今関心のあることに「心と手」があります。とくに最近これを考えることになった理由はAIブームです。心は、もう少し具体的に「意味」について考えていると言った方がよいかもしれません。「意味」については、ユニークなプロジェクト「東ロボくん」をなさった新井紀子さんに学ぶところ大です。新井さんが最近力を入れていらっしゃるのがリーディングスキルテスト(RST)です。人間が人間としての存在感を示せるのは意味がわかることであり、意味に価値を置くことです。そして生きる意味を考えながら日々を過すのです。

それなのに今学校で教科書が読めない子どもたち、つまり文章の意味がわからない子どもたちが増えているのだそうです。言葉の使用は人間特有の能力であり、言葉に意味をこめてお互いが考えていることを理解し合い心を通わせるのが人間の日常です。相手をののしったり、非難したりするのが言葉の役割ではありません。

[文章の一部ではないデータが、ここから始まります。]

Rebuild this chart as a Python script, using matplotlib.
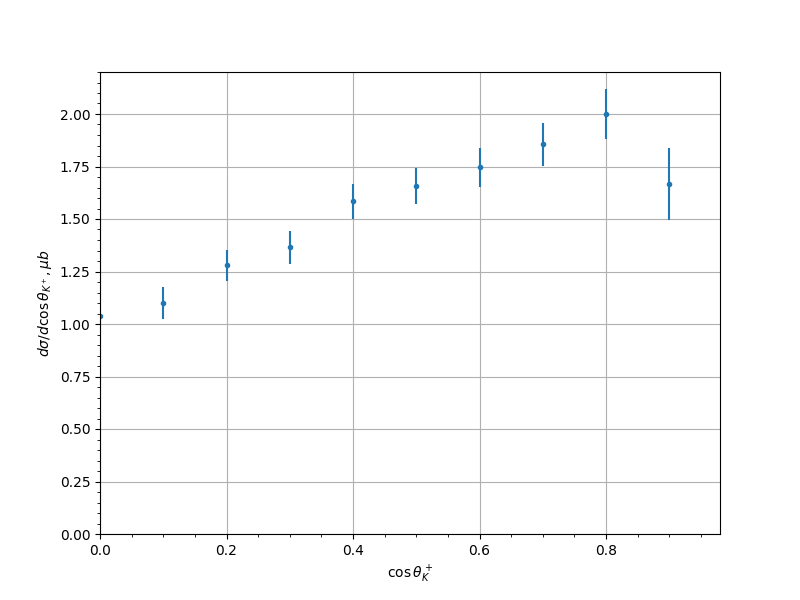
import matplotlib
matplotlib.use('Agg')
import matplotlib.pyplot as plt

cos_theta = [0.0, 0.1, 0.2, 0.3, 0.4, 0.5, 0.6, 0.7, 0.8, 0.9]
dsigma = [1.04, 1.10, 1.28, 1.365, 1.585, 1.657, 1.747, 1.856, 2.0, 1.666]
dsigma_err = [0.0, 0.074, 0.074, 0.077, 0.083, 0.085, 0.093, 0.102, 0.117, 0.172]

fig, ax = plt.subplots(figsize=(8, 6), dpi=100)
ax.errorbar(cos_theta, dsigma, yerr=dsigma_err, fmt='.')
ax.set_xlim(0, 0.98)
ax.set_ylim(0, 2.2)
ax.minorticks_on()
ax.grid(which='major')
ax.set_xlabel(r'$\cos\theta_K^+$')
ax.set_ylabel(r'$d\sigma/d\cos\theta_{K^+}, \mu b$')

plt.savefig('out.png')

本来の言葉の力を生かせない、つまり意味を理解せず心を通わせようとしない人はAIに負けるというのが新井さんの考えであり、私もそう思います。よく考えて心を通わせ合う人間らしい人間が暮らす社会であれば、意味を理解できないAIが人間を超えるいわゆるシンギュラリティはあり得ません。最近のAIの議論はなんだか人間を人間でなくAIに近づけようという方向へ行っているようで気になります。意味を理解することこそ最も大事という筋の通った新井さんの考え方に眼を向けて欲しいと思います。思っていることの入り口しか書けませんでしたので、今回は①とします。次回②を。